The sower in our story encourages us to be another way.  The sower says, “Hey you, on the path, in the thorns, in the shallow soil, and in the succulent soil, I want to share something with you.  Hey you with birds, thorns, rocks, and nutrition creeping in, I want to spend some time with you even though it may be a total waste of time.  I want to listen to you, I want to reflect with you on where God is acting in your life, I want to tell you why I got up today and drug myself to this awesome place called Hickory Neck.”  I know the work sounds scary and even illogical.  I know even attempting to sow seeds may feel like a task you are just ill-equipped to do – or you may assume is the work of the clergy.  But let me leave you with this:  you came here today because this community means something to you.  You came here because you are fed here, challenged here, loved here.  Why wouldn’t you want to invite someone into that wonderful experience?  Why are you clutching onto a pouch of seeds that could mean new life for someone else?  Jesus has already warned us that the return will feel low.  But you never know when you are going to encounter that soil that produces not just thirty- or sixty-fold, but sometimes a hundred-fold.  In fact, scholars tell us that those numbers indicate an unimaginably large amount of productivity.  A good amount of produce would have been seven-fold.[v]  Jesus promises much more return!  We cannot control how our Good News will be received.  Our invitation is to be as illogically, recklessly, extravagantly gracious and loving sowers as our loving Lord who could not care less about the results.  So grab your seeds, and let’s go!

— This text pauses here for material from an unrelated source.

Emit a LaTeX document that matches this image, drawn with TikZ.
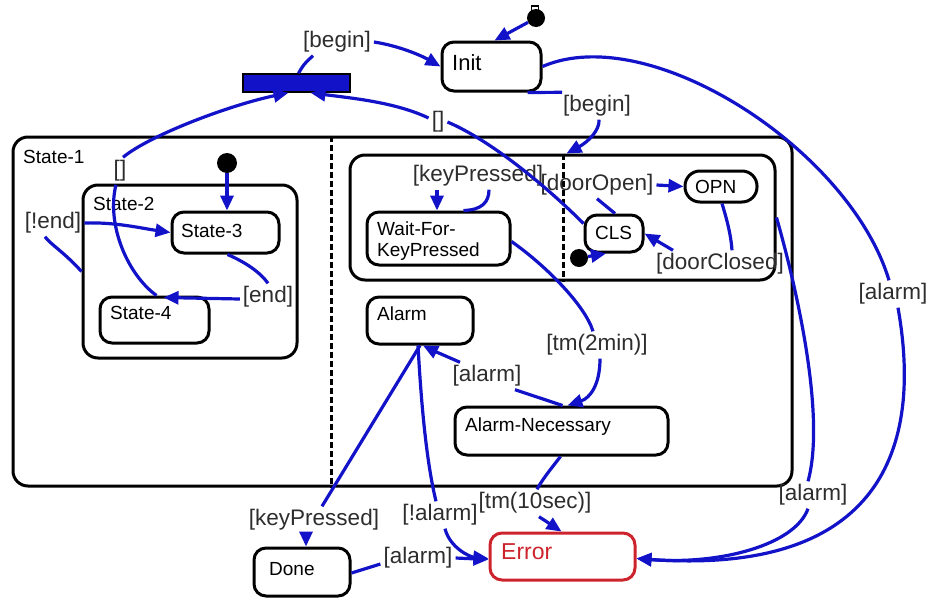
\documentclass[tikz,border=0pt]{standalone}
\usepackage{fontspec}
\setmainfont{Liberation Sans}
\usetikzlibrary{arrows.meta}

\definecolor{trans}{RGB}{18,18,200}
\definecolor{errred}{RGB}{205,35,45}
\definecolor{guard}{RGB}{45,45,45}

\begin{document}
\begin{tikzpicture}[x=1pt,y=-1pt,
  statebox/.style={draw=black, line width=3pt, rounded corners=12pt, inner sep=0pt},
  region/.style={draw=black, line width=3pt, rounded corners=15pt, inner sep=0pt},
  stxt/.style={font=\fontsize{19}{21}\selectfont, inner sep=0pt, anchor=west, text height=13.6pt, text depth=0pt},
  bigtxt/.style={stxt, font=\fontsize{22}{24}\selectfont, text height=15.8pt},
  guardlbl/.style={font=\fontsize{22.5}{24}\selectfont, text=guard, inner sep=3pt, text height=16.3pt, text depth=4.7pt},
  trline/.style={draw=trans, line width=3.2pt},
  trarrow/.style={trline, -{Triangle[length=15pt,width=13pt]}},
  initdot/.style={circle, fill=black, inner sep=0pt, minimum size=18pt},
  divider/.style={draw=black, line width=3pt, dash pattern=on 6pt off 3pt},
]
\useasboundingbox (0,0) rectangle (930,600);

% ---------- composite states ----------
\node[region, minimum width=779pt, minimum height=349pt] (State1) at (402.5,311.5) {};
\node[region, minimum width=214pt, minimum height=173pt] (State2) at (190,271.5) {};
\node[region, minimum width=425pt, minimum height=125pt] (inner) at (562.5,217.5) {};
\draw[divider] (State1.north -| 331,0) -- (State1.south -| 331,0);
\draw[divider] (inner.north -| 563,0) -- (inner.south -| 563,0);
\node[stxt] (State1T) at (23,157) {State-1};
\node[stxt] (State2T) at (93,204) {State-2};

% ---------- simple states ----------
\node[statebox, minimum width=99pt, minimum height=49pt] (Init) at (491.5,66.5) {};
\node[bigtxt] (InitT) at (452,63) {Init};
\node[statebox, minimum width=107pt, minimum height=41pt] (State3) at (225.5,232.5) {};
\node[stxt] (State3T) at (181,231) {State-3};
\node[statebox, minimum width=109pt, minimum height=46pt] (State4) at (154.5,320) {};
\node[stxt] (State4T) at (110,313) {State-4};
\node[statebox, minimum width=143pt, minimum height=53pt] (Wait) at (438.5,238.5) {};
\node[stxt] (WaitT1) at (377,229) {Wait-For-};
\node[stxt] (WaitT2) at (377,250) {KeyPressed};
\node[statebox, minimum width=58pt, minimum height=37pt] (CLS) at (614,233.5) {};
\node[stxt] (CLST) at (595,233) {CLS};
\node[statebox, rounded corners=15pt, minimum width=72pt, minimum height=31pt] (OPN) at (721,186.5) {};
\node[stxt] (OPNT) at (695,187) {OPN};
\node[statebox, minimum width=106pt, minimum height=47pt] (Alarm) at (420,320.5) {};
\node[stxt] (AlarmT) at (377,314) {Alarm};
\node[statebox, minimum width=213pt, minimum height=48pt] (AlarmNec) at (561.5,431) {};
\node[stxt] (AlarmNecT) at (465,425) {Alarm-Necessary};
\node[statebox, minimum width=96pt, minimum height=48pt] (Done) at (302,572) {};
\node[stxt] (DoneT) at (269,569) {Done};
\node[statebox, draw=errred, minimum width=145pt, minimum height=47pt] (Error) at (562.5,556.5) {};
\node[bigtxt, text=errred, font=\fontsize{23}{25}\selectfont] (ErrorT) at (501,552) {Error};

% ---------- synchronisation bar and initial pseudo-states ----------
\node[fill=trans, draw=black, line width=1.5pt, minimum width=107pt, minimum height=18pt, inner sep=0pt] (bar) at (296.5,83) {};
\node[draw=black, fill=white, line width=1.2pt, minimum width=7pt, minimum height=6pt, inner sep=0pt] (dot1cap) at (535,9) {};
\node[initdot] (dot1) at (536,18) {};
\node[initdot, minimum size=20pt] (dot2) at (227,163) {};
\node[initdot] (dot3) at (579,258) {};

% ---------- guard labels ----------
\node[guardlbl] (lbBegin1) at (337,42) {[begin]};
\node[guardlbl] (lbBegin2) at (597,106) {[begin]};
\node[guardlbl] (lbEmpty1) at (438,122) {[]};
\node[guardlbl] (lbEmpty2) at (120,171) {[]};
\node[guardlbl] (lbNotEnd) at (53,223) {[!end]};
\node[guardlbl] (lbEnd) at (268,297) {[end]};
\node[guardlbl] (lbKey1) at (478,176) {[keyPressed]};
\node[guardlbl] (lbDoorOpen) at (597,185) {[doorOpen]};
\node[guardlbl] (lbDoorClosed) at (720,264) {[doorClosed]};
\node[guardlbl] (lbTm2) at (597,345) {[tm(2min)]};
\node[guardlbl] (lbAlarm1) at (487,376) {[alarm]};
\node[guardlbl] (lbKey2) at (314,520) {[keyPressed]};
\node[guardlbl] (lbNotAlarm) at (440,515) {[!alarm]};
\node[guardlbl] (lbTm10) at (535,503) {[tm(10sec)]};
\node[guardlbl] (lbAlarm2) at (418,558) {[alarm]};
\node[guardlbl] (lbAlarm3) at (893,294) {[alarm]};
\node[guardlbl] (lbAlarm4) at (813,495) {[alarm]};

% ---------- transitions ----------
\draw[trarrow] (dot1) -- ([xshift=3pt]Init.north);
\draw[trline] ([xshift=2pt]bar.north) .. controls (304,64) .. ([xshift=-24pt]lbBegin1.south);
\draw[trarrow] (lbBegin1.east) .. controls (400,46) and (422,56) .. (Init.west);
\draw[trline] ([xshift=36pt]Init.south) .. controls (545,93) .. ([xshift=2pt]lbBegin2.north west);
\draw[trarrow] ([xshift=2pt]lbBegin2.south) .. controls (600,130) and (588,142) .. ([xshift=4pt]inner.north);

\draw[trline] ([yshift=-10pt]CLS.north west) .. controls (545,185) and (490,140) .. (lbEmpty1.east);
\draw[trarrow] ([yshift=4pt]lbEmpty1.west) .. controls (395,102) and (350,98) .. ([xshift=14pt]bar.south);

\draw[trarrow] (dot2) -- (dot2 |- State3.north);
\draw[trline] (State2.west) .. controls (64,252) and (50,244) .. ([xshift=-8pt]lbNotEnd.south);
\draw[trarrow] (lbNotEnd.east) .. controls (115,222) and (140,228) .. (State3.west);
\draw[trline] ([xshift=2pt]State3.south) .. controls (245,262) and (260,272) .. (lbEnd.north);
\draw[trarrow] ([yshift=-2pt]lbEnd.west) -- ([xshift=9pt,yshift=-2pt]State4.north);
\draw[trline] ([xshift=2pt]State4.north) .. controls (128,275) and (106,225) .. ([xshift=-4pt]lbEmpty2.south);
\draw[trarrow] ([xshift=3pt]lbEmpty2.north) .. controls (150,135) and (230,105) .. ([xshift=-8pt]bar.south);

\draw[trline] ([xshift=25pt]Wait.north) .. controls (482,210) and (489,202) .. ([xshift=11pt]lbKey1.south);
\draw[trarrow] ([xshift=-41pt]lbKey1.south) -- ([xshift=-1.5pt]Wait.north);
\draw[trline] ([xshift=1pt]CLS.north) -- (lbDoorOpen.south);
\draw[trarrow] (lbDoorOpen.east) -- (OPN.west);
\draw[trline] ([xshift=1pt]OPN.south) .. controls (727,220) and (731,235) .. ([xshift=12pt]lbDoorClosed.north);
\draw[trarrow] ([xshift=-47pt]lbDoorClosed.north) -- (CLS.east);
\draw[trarrow] (dot3) -- ([xshift=-8pt]CLS.south);

\draw[trline] ([yshift=-3pt]Wait.east) .. controls (545,265) and (585,305) .. ([xshift=-4pt]lbTm2.north);
\draw[trarrow] ([xshift=3pt]lbTm2.south) .. controls (600,385) and (590,398) .. ([xshift=6pt]AlarmNec.north);
\draw[trline] ([xshift=1pt]AlarmNec.north) -- ([xshift=28pt]lbAlarm1.south);
\draw[trarrow] ([xshift=-27pt]lbAlarm1.north) .. controls (448,357) and (432,350) .. ([xshift=3pt]Alarm.south);

\draw[trline] (Alarm.south) -- ([xshift=8pt]lbKey2.north);
\draw[trarrow] ([xshift=-8pt]lbKey2.south) -- ([xshift=4pt]Done.north);
\draw[trline] ([xshift=-2pt]Alarm.south) .. controls (421,400) and (426,460) .. ([xshift=-4pt]lbNotAlarm.north);
\draw[trarrow] ([xshift=5pt]lbNotAlarm.south) .. controls (450,548) and (470,557) .. ([yshift=-2pt]Error.west);
\draw[trline] ([xshift=-1pt]AlarmNec.south) .. controls (550,470) and (542,480) .. ([xshift=2pt]lbTm10.north);
\draw[trarrow] ([xshift=4pt]lbTm10.south) -- ([xshift=-1pt]Error.north);
\draw[trline] ([yshift=-1pt]Done.east) -- ([yshift=-6pt]lbAlarm2.west);
\draw[trarrow] (lbAlarm2.east) -- ([yshift=-3pt]Error.west);

\draw[trline] (Init.east) .. controls (650,20) and (850,150) .. ([xshift=-4pt]lbAlarm3.north);
\draw[trarrow] ([xshift=5pt]lbAlarm3.south) .. controls (925,460) and (870,575) .. ([yshift=-2pt]Error.east);
\draw[trline] (inner.east) .. controls (800,300) and (825,420) .. ([xshift=-5pt]lbAlarm4.north);
\draw[trarrow] ([xshift=-5pt]lbAlarm4.south) .. controls (795,545) and (720,565) .. ([yshift=-2pt]Error.east);
\end{tikzpicture}
\end{document}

[i] Barbara Brown Taylor, The Seeds of Heaven: Sermons on the Gospel of Matthew (Louisville:  Westminster John Knox Press, 2004), 26.

[ii] Rolf Jacobson, “SB549 – Sixth Sunday after Pentecost (Ord. 15),” Sermon Brainwave Podcast, July 8, 2017, as found at http://www.workingpreacher.org/brainwave.aspx?podcast_id=911 on July 10, 2017.

[iii] Taylor, 28-29.

[iv] Theodore J. Wardlaw, “Homiletical Perspective,” Feasting on the Word, Yr. A, Vol. 3 (Louisville:  Westminster John Knox Press, 2011), 237.

[v] Talitha J. Arnold, “Pastoral Perspective,” Feasting on the Word, Yr. A, Vol. 3 (Louisville:  Westminster John Knox Press, 2011), 236.